Ryan’s mother, son and daughter rose from their seats and leaned into the courtroom doorway to listen but could barely hear Roman’s mumbled apology.

Even when they were given copies of Roman’s handwritten statement after the hearing, Ryan’s family said they didn’t understand.

“If he goes to jail for one year or 1,000, nothing is going to bring my mother back,” said Ryan’s son Ryan Logue. “I just wanted the truth.”

Zoraleigh Ryan was a Chicago native who raised her family in the south suburbs. She had been a devoted caretaker to her husband, who died last year, and was “the glue” of her large family.

For years she ran Bible camps and went on church mission trips. She took in nearly a dozen foster children over the years, her family said.

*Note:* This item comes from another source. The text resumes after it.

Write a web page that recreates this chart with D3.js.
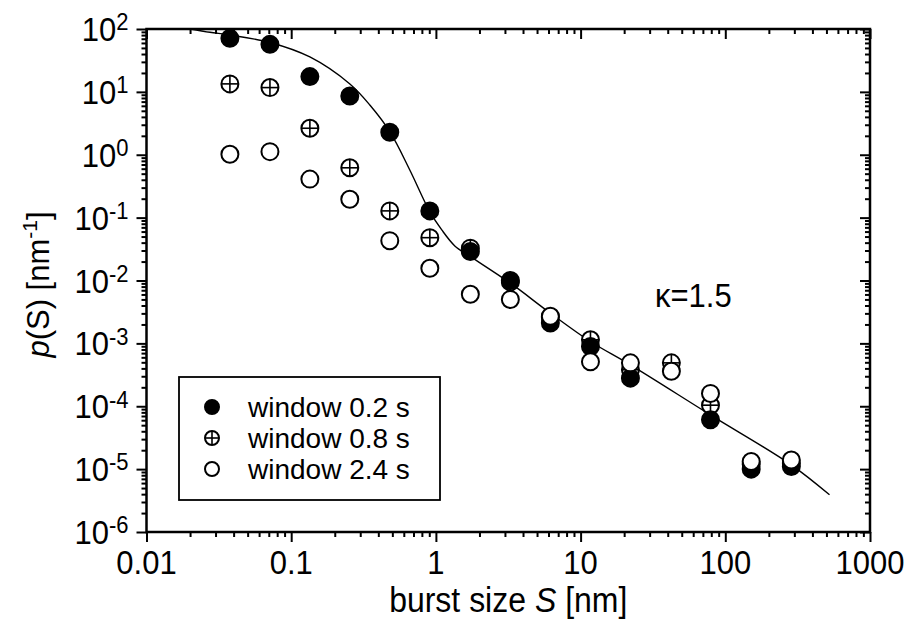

Zoraleigh Ryan and her husband had moved to Chandler, Ariz. to care for a sick relative. She was in Chicago with her daughter for a birthday celebration. The two were looking for a convenience store after leaving Chicago Cut steakhouse, Shannon Ryan said.

The streets were nearly empty. It was a Monday night, and downtown protests had damaged downtown over the previous weekend. The Ryans were waiting for a rideshare back to their hotel.

Shannon Ryan said she has struggled physically and emotionally since the crash, suffering from chronic pain even after her broken bones healed, as well as a deep sense of anxiety and panic at the sound of revving engines.

On the witness stand Friday, she said she can no longer recall what her mother looked like without thinking of her bloodied face.

Ryan said she still wonders: Did he think he could kill the witnesses and offer his carjacking alibi to avoid arrest? Did she or her mother unwittingly do something that had angered him enough to try and kill them?

A trial might not have provided more answers, and Ryan said she worried that a technicality or sympathetic juror might have let Roman get away without any jail time.

“I have thought of a lot of things over the last four years,” Shannon Ryan said Friday in the courthouse lobby. “It’s not like we now know what happened. I don’t think 24 years seems like long enough. It doesn’t feel like we got the closure we needed.”